将聚乙烯吡咯烷酮(PVP)[39]、聚苯胺(PANI)[40]和聚乙烯亚胺(PEI)[41]接枝在GO或RGO表面后,可提高其在EP中的分散性。Zhang等[39]通过热合成法,将PVP接枝至RGO的表面,所得PVP-RGO可以很好地分散在水性环氧树脂基质中,两者具有良好相容性,PVP-RGO用量为0.7wt%时,涂层的力学性能和热性能得到显著提高,且随PVP-RGO用量增加,涂层可塑性下降。同理,PANI在过硫酸铵引发剂和月桂基硫酸钠表面活性剂作用下与GO共价键合,所得PANI-GO也表现出与水性环氧树脂基质良好的相容性,PANI-GO/EP涂层的阻隔性随分散性提高而改善。相比于纯EP涂层,在3.5wt% NaCl溶液浸泡450 h后,PANI-GO/EP涂层仍具有较好的耐蚀性[40]。利用PEI线型大分子链上所带的大量—NH2与GO表面—COOH或环氧基团共价反应,接枝有PEI分子链的GO表面因此引入了大量的—NH2,PEI分子链作为纽带可将GO与EP连接起来,从而提高两者相容性[41]。相比于纯EP涂层和GO/EP涂层,PEI-GO/EP涂层的初始阻抗值更高,耐腐蚀性能更优。

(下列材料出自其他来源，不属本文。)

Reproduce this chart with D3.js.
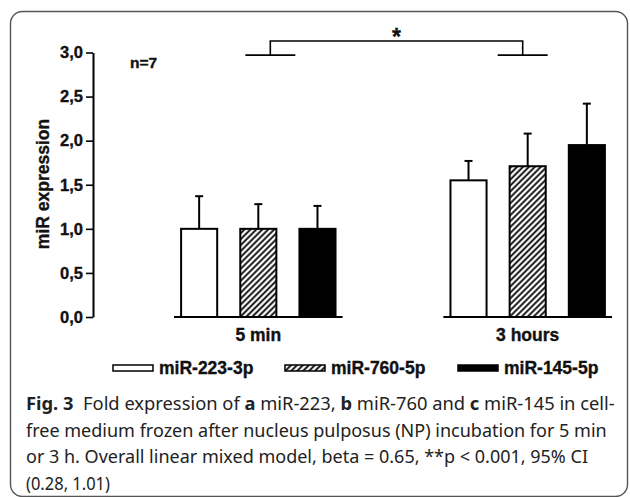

除上述有机聚合物外,GO也可用聚异氰酸酯[42]、聚乙二醇(PEG)[43]和聚碳化二亚胺(PCD)[44]改性,提高其在PU中的分散。聚异氰酸酯通过与GO表面的含氧基团形成酰胺键和氨基甲酸酯键接枝至GO表面(FGO),增强了GO在水性聚氨酯中的相容性和分散性。与纯PU涂层相比,GO含量为0.1wt%增加了PU涂层的低频阻抗,FGO/PU涂层的耐蚀性提高至少10倍[42]。同理,通过脲化反应可将PEG引入RGO(FRGO),将FRGO作为扩链剂、杀菌剂和增强剂,可制备超支化聚氨酯复合涂料(HPUC),提高RGO与PU的相容性,在5wt% NaCl溶液中浸泡504 h后,HPUC开始被腐蚀,而FRGO-HPUC涂层完好无损[43]。

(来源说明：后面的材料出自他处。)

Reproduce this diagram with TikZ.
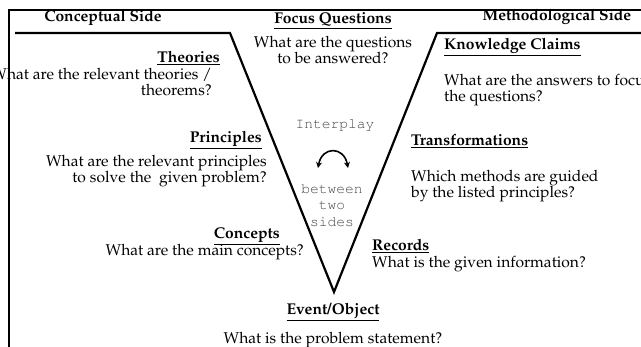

针对不同的聚合物基质,要求用于改性GO或RGO的有机聚合物要能与聚合物基质相容,从而提高GO或RGO与聚合物基质的相容性,并改善聚合物基质的性能。例如在EP中,可选用PANI对GO进行改性,由于PANI可同时参与EP的固化反应,进一步提高GO与EP的相容性;在PU中,可选用PEG或PCD对GO进行改性,PEG可作为PU的扩链剂,进一步提高GO与PU的相容性,PCD可改善PU的交联密度,在改善相容性的同时提高涂层耐水性。
2.1.3 无机纳米粒子改性
采用无机纳米粒子改性,可增加GO或RGO片层间的位阻效应,减少其聚集现象,从而改善其在聚合物中的分散性。在复合涂料体系中,纳米颗粒不但可以堵塞涂料成膜过程中出现的微孔,提高涂层对金属的防腐性能,还可赋予其他优异性能,如紫外稳定性、抗菌性或化学惰性。常用的无机纳米粒子包括:SiO2、TiO2、Si3N4、CaCO3和Al2O3等。根据纳米粒子的来源不同,无机纳米粒子改性方法可分为两种:一种利用硅烷偶联剂将纳米粒子接枝在GO或RGO表面;另一种是在GO或RGO表面原位生长纳米粒子。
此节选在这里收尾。